A) Unified Ticket Management
At the foundation of any ESM solution is a unified ticketing system. Employees submit requests through a single online service catalog or help center, whether they need a laptop, a software license, HR policy clarification, or a facilities repair. The platform automatically routes tickets to the right team based on category, priority, or business rules, providing real-time status updates and SLAs that keep everyone aligned.
B) Intelligent Automation and Workflow Management
Top ESM platforms use workflow automation to remove repetitive, manual work. Approvals, notifications, task assignments, and escalations can all follow predefined rules. More advanced solutions add AI-powered classification and “agentic” capabilities that understand context, suggest responses, and, in some cases, resolve simple tickets without human intervention. For lean teams in North America, this type of workflow automation is essential to scale support without endlessly adding headcount.
C) Enterprise-Wide Asset and Configuration Management
Enterprise service management software becomes even more powerful when combined with asset management and a configuration management database (CMDB). Hardware, software, contracts, and business services are mapped to the requests and incidents they affect. This helps teams quickly see what is impacted when a server goes down, a SaaS license expires, or a change is deployed—supporting faster resolution and better change management.

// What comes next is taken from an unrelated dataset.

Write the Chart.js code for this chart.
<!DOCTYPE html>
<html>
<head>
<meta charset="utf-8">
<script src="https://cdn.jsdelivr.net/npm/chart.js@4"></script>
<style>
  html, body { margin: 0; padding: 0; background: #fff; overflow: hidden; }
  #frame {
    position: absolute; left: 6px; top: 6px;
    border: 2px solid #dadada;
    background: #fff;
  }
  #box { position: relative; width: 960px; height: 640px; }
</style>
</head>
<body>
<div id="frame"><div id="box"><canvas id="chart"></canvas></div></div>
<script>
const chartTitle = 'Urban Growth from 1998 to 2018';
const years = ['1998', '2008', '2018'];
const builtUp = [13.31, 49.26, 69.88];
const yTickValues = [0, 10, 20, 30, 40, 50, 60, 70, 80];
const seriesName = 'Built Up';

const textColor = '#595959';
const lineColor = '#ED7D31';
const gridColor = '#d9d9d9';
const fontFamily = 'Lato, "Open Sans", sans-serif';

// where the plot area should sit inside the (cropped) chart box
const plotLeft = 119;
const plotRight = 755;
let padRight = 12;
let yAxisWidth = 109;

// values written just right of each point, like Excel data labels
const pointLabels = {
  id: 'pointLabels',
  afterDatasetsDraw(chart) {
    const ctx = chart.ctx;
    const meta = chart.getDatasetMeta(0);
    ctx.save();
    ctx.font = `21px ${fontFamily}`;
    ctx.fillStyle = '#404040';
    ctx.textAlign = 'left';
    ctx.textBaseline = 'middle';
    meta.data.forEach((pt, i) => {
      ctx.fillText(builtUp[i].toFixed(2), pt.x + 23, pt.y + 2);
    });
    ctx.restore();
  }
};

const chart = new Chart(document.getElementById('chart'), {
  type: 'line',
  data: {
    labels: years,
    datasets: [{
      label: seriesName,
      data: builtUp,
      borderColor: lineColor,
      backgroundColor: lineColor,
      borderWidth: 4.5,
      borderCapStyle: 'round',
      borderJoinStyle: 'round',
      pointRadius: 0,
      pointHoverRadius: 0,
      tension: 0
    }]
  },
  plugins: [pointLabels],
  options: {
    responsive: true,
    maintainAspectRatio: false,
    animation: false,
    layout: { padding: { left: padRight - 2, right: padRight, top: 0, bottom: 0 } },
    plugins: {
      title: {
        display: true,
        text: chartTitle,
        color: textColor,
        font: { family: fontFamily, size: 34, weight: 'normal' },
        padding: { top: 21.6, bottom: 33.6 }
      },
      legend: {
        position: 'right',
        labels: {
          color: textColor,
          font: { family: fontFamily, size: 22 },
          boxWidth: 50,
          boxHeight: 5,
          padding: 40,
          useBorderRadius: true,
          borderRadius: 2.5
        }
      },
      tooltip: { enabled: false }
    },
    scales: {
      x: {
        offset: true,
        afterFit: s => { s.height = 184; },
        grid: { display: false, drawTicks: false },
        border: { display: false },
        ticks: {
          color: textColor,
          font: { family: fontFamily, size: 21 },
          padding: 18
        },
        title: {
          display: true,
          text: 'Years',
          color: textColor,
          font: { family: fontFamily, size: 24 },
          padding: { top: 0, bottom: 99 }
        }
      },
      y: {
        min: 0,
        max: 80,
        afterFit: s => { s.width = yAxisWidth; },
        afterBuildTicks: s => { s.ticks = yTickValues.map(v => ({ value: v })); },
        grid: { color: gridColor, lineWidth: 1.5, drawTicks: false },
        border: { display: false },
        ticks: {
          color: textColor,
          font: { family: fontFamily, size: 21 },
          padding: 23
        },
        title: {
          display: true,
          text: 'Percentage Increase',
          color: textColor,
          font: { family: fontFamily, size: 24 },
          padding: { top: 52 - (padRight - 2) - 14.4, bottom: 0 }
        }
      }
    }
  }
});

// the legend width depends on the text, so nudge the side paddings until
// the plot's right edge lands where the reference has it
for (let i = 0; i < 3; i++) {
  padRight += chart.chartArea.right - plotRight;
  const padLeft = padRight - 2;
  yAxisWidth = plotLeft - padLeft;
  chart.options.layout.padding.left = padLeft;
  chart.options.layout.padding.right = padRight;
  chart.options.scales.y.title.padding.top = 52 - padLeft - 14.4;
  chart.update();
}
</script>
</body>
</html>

D) Cross-Departmental Knowledge Management
A strong knowledge base is at the heart of any modern service desk. ESM platforms provide centralized, searchable content—FAQs, how-to guides, troubleshooting steps—that every department can contribute to. Employees can use self-service to solve common IT, HR, and Finance issues without opening a ticket, while agents get suggested articles directly in their workspace. Over time, this knowledge management approach reduces repeat tickets and improves first-contact resolution rates.

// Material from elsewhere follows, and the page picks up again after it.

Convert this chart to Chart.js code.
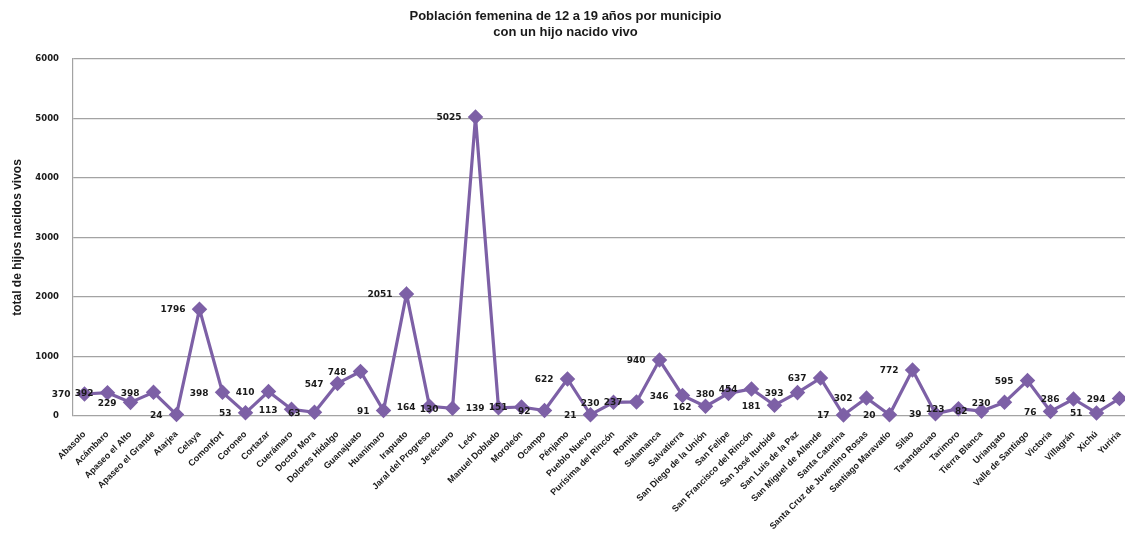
<!DOCTYPE html>
<html>
<head>
<meta charset="utf-8">
<script src="https://cdn.jsdelivr.net/npm/chart.js@4.4.1/dist/chart.umd.min.js"></script>
<style>
  html, body { margin: 0; padding: 0; background: #ffffff; overflow: hidden; }
  #wrap { position: relative; width: 1131px; height: 533px; }
</style>
</head>
<body>
<div id="wrap"><canvas id="c"></canvas></div>
<script>
const municipios = [
  "Abasolo", "Acámbaro", "Apaseo el Alto", "Apaseo el Grande", "Atarjea", "Celaya",
  "Comonfort", "Coroneo", "Cortazar", "Cuerámaro", "Doctor Mora", "Dolores Hidalgo",
  "Guanajuato", "Huanímaro", "Irapuato", "Jaral del Progreso", "Jerécuaro", "León",
  "Manuel Doblado", "Moroleón", "Ocampo", "Pénjamo", "Pueblo Nuevo", "Purísima del Rincón",
  "Romita", "Salamanca", "Salvatierra", "San Diego de la Unión", "San Felipe",
  "San Francisco del Rincón", "San José Iturbide", "San Luis de la Paz", "San Miguel de Allende",
  "Santa Catarina", "Santa Cruz de Juventino Rosas", "Santiago Maravatío", "Silao",
  "Tarandacuao", "Tarimoro", "Tierra Blanca", "Uriangato", "Valle de Santiago", "Victoria",
  "Villagrán", "Xichú", "Yuriria"
];
const hijosNacidosVivos = [
  370, 392, 229, 398, 24, 1796,
  398, 53, 410, 113, 63, 547,
  748, 91, 2051, 164, 130, 5025,
  139, 151, 92, 622, 21, 230,
  237, 940, 346, 162, 380,
  454, 181, 393, 637,
  17, 302, 20, 772,
  39, 123, 82, 230, 595, 76,
  286, 51, 294
];
const yTicks = [0, 1000, 2000, 3000, 4000, 5000, 6000];
const tituloLineas = ["Población femenina de 12 a 19 años por municipio", "con un hijo nacido vivo"];
const tituloEjeY = "total de hijos nacidos vivos";

const lineColor = "#7d60a6";

const labelPlugin = {
  id: "leftLabels",
  afterDatasetsDraw(chart) {
    const ctx = chart.ctx;
    const meta = chart.getDatasetMeta(0);
    ctx.save();
    ctx.font = "bold 9px 'DejaVu Sans'";
    ctx.fillStyle = "#1a1a1a";
    ctx.textAlign = "right";
    ctx.textBaseline = "middle";
    meta.data.forEach((pt, i) => {
      ctx.fillText(String(chart.data.datasets[0].data[i]), pt.x - 14, pt.y + 1);
    });
    ctx.restore();
  }
};

new Chart(document.getElementById("c"), {
  type: "line",
  data: {
    labels: municipios,
    datasets: [{
      data: hijosNacidosVivos,
      borderColor: lineColor,
      backgroundColor: lineColor,
      borderWidth: 3.2,
      pointStyle: "rectRot",
      pointRadius: 5.5,
      pointHoverRadius: 5.5,
      pointBackgroundColor: lineColor,
      pointBorderColor: lineColor,
      tension: 0,
      fill: false,
      clip: false
    }]
  },
  options: {
    responsive: true,
    maintainAspectRatio: false,
    animation: false,
    events: [],
    layout: { autoPadding: false, padding: { left: 0, right: 0, top: 0, bottom: 0 } },
    plugins: {
      legend: { display: false },
      tooltip: { enabled: false },
      title: {
        display: true,
        text: tituloLineas,
        color: "#1a1a1a",
        font: { family: "'Liberation Sans', Arial, sans-serif", size: 13, weight: "bold", lineHeight: 1.2 },
        padding: { top: 9, bottom: 18.8 }
      }
    },
    scales: {
      x: {
        type: "category",
        offset: true,
        grid: { display: false, drawTicks: false },
        border: { display: false },
        ticks: {
          autoSkip: false,
          maxRotation: 45,
          minRotation: 45,
          padding: 13,
          color: "#1a1a1a",
          font: { family: "'Liberation Sans', Arial, sans-serif", size: 9, weight: "bold" }
        },
        afterFit(scale) {
          scale.height = 117;
          scale.paddingLeft = 0;
          scale.paddingRight = 0;
        }
      },
      y: {
        min: 0,
        max: 6000,
        afterBuildTicks(scale) { scale.ticks = yTicks.map(v => ({ value: v })); },
        grid: { color: "#a3a3a3", lineWidth: 1.2, drawTicks: false },
        border: { display: true, color: "#a3a3a3", width: 1.2 },
        ticks: {
          padding: 14,
          color: "#1a1a1a",
          font: { family: "'DejaVu Sans', sans-serif", size: 8.5, weight: "bold" },
          callback: (v) => String(v)
        },
        title: {
          display: true,
          text: tituloEjeY,
          color: "#1a1a1a",
          font: { family: "'Liberation Sans', Arial, sans-serif", size: 12, weight: "bold" },
          padding: { top: 10, bottom: 0 }
        },
        afterFit(scale) { scale.width = 73; }
      }
    }
  },
  plugins: [labelPlugin]
});
</script>
</body>
</html>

E) Advanced SLA and Performance Management
Service level management is critical when you are supporting multiple business units. Leading ITSM and ESM tools allow you to define SLAs by service, priority, and department, with automated breach alerts and dashboards that show where performance is slipping. Leaders can drill into metrics such as mean time to resolution, ticket volume by category, and channel performance to make data-driven decisions about staffing and process improvements.
F) Omnichannel and Integration Capabilities
Employees and customers expect to reach support wherever they already work. That means email, web, chat, phone, and collaboration tools like Microsoft Teams or Slack. Enterprise service management software should bring these channels into one queue while integrating with core systems such as Salesforce, Workday, ERP platforms, and identity providers. Open APIs and prebuilt connectors make it easier to embed the service desk into your broader technology stack.
How to Choose the Right Enterprise Service Management Platform?
With so many ITSM tools and ESM platforms on the market, it helps to anchor your decision on a few practical questions:
- What size and complexity is your organization today, and where will it be in three years?
- Do you prioritize deep configurability, or a simpler, out-of-the-box service desk that business teams can manage themselves?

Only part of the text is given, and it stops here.